Applying well-known laws of criticism to the subject in hand, the critic of an American book or author, whether that critic be an American or a

foreigner, and whether he be considering past writings or contemporary ones, should try to answer these questions: What did the author aim to do? what method did he adopt? under what conditions did he work? what were his relations to previous writers on this side of the Atlantic? what his debt to English literature? what his obligations to, and his influence upon, his fellow-authors? what his intrinsic success? what his probable rank in the future? In the case of writers no longer living, or in advanced life, he can also ask concerning their influence upon literature here and elsewhere, and the effect of time upon their reputations.

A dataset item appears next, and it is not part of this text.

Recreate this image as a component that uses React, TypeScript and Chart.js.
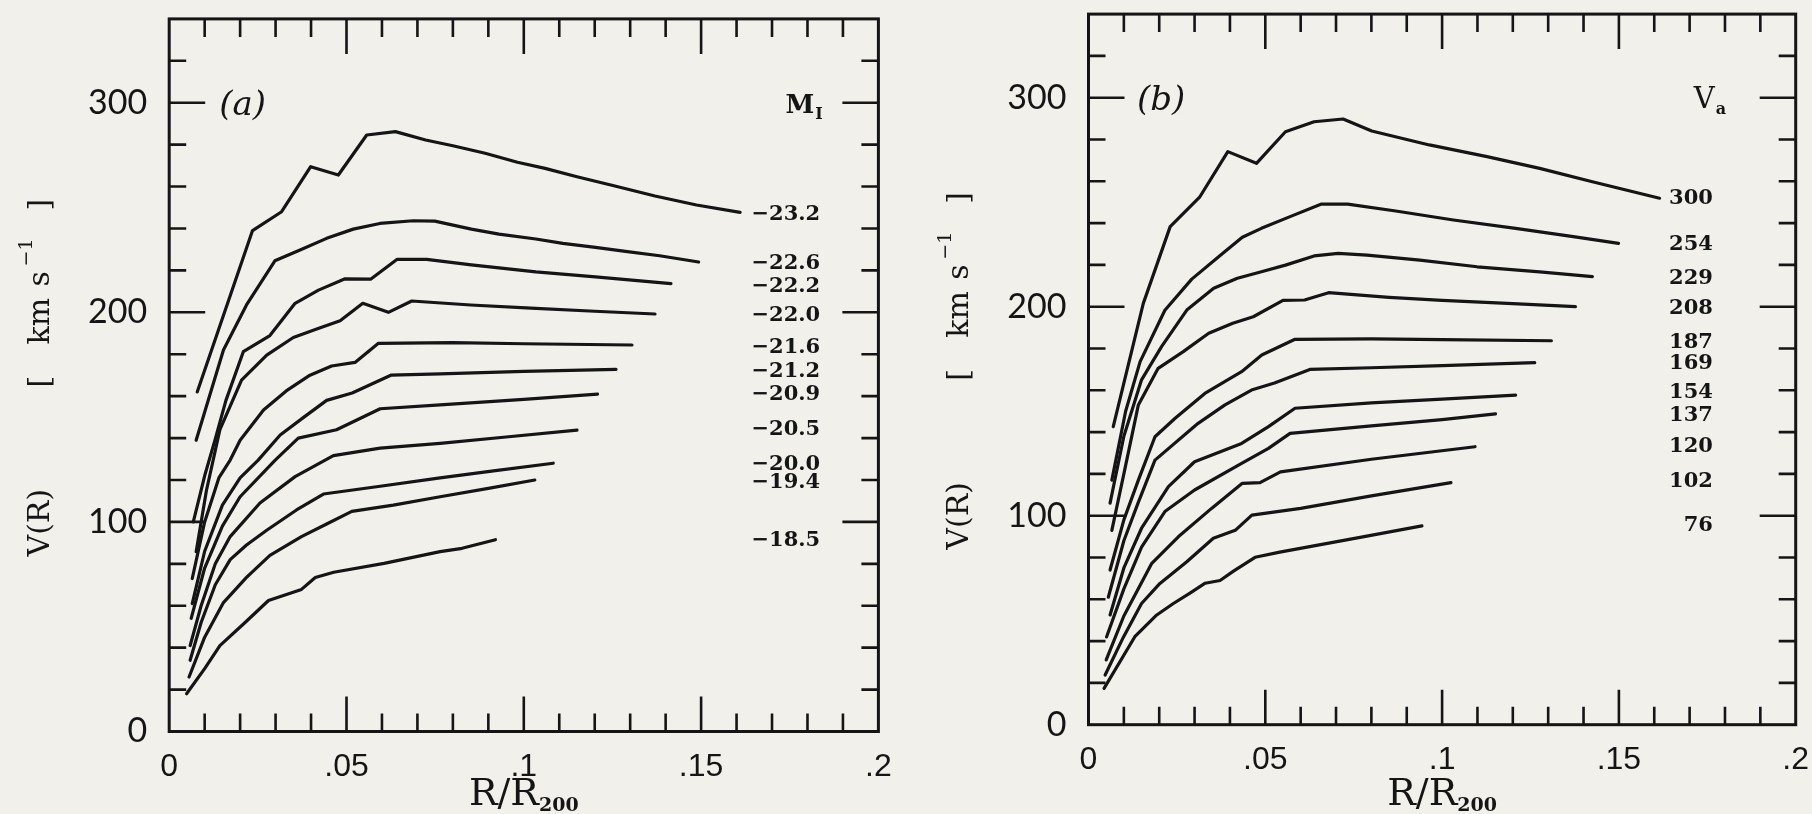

Acting honestly upon this obvious method, and remembering the special environment of American men of letters, and also their heritage in English literature, the critic can properly venture to express an opinion concerning his predecessors and his contemporaries. That he will sometimes fail is unquestionable; but critics of Hebrew or Greek or Roman literature have failed after twenty centuries of accumulated wisdom. Critical failure depends, after all, upon lacks in the critic's standpoint and intellectual equipment, quite as much as upon his place in time, as regards the subjects of his criticism. By him who studiously sets before himself the questions mentioned, conclusions may be reached in an author's lifetime as truly, if not as confidently, as after that author's death. Foolish "patriotism," local pride, the influence of popular enthusiasm and prejudice, resentment of foreign blame, delight at foreign praise, these things cannot endure in the clear light of true criticism.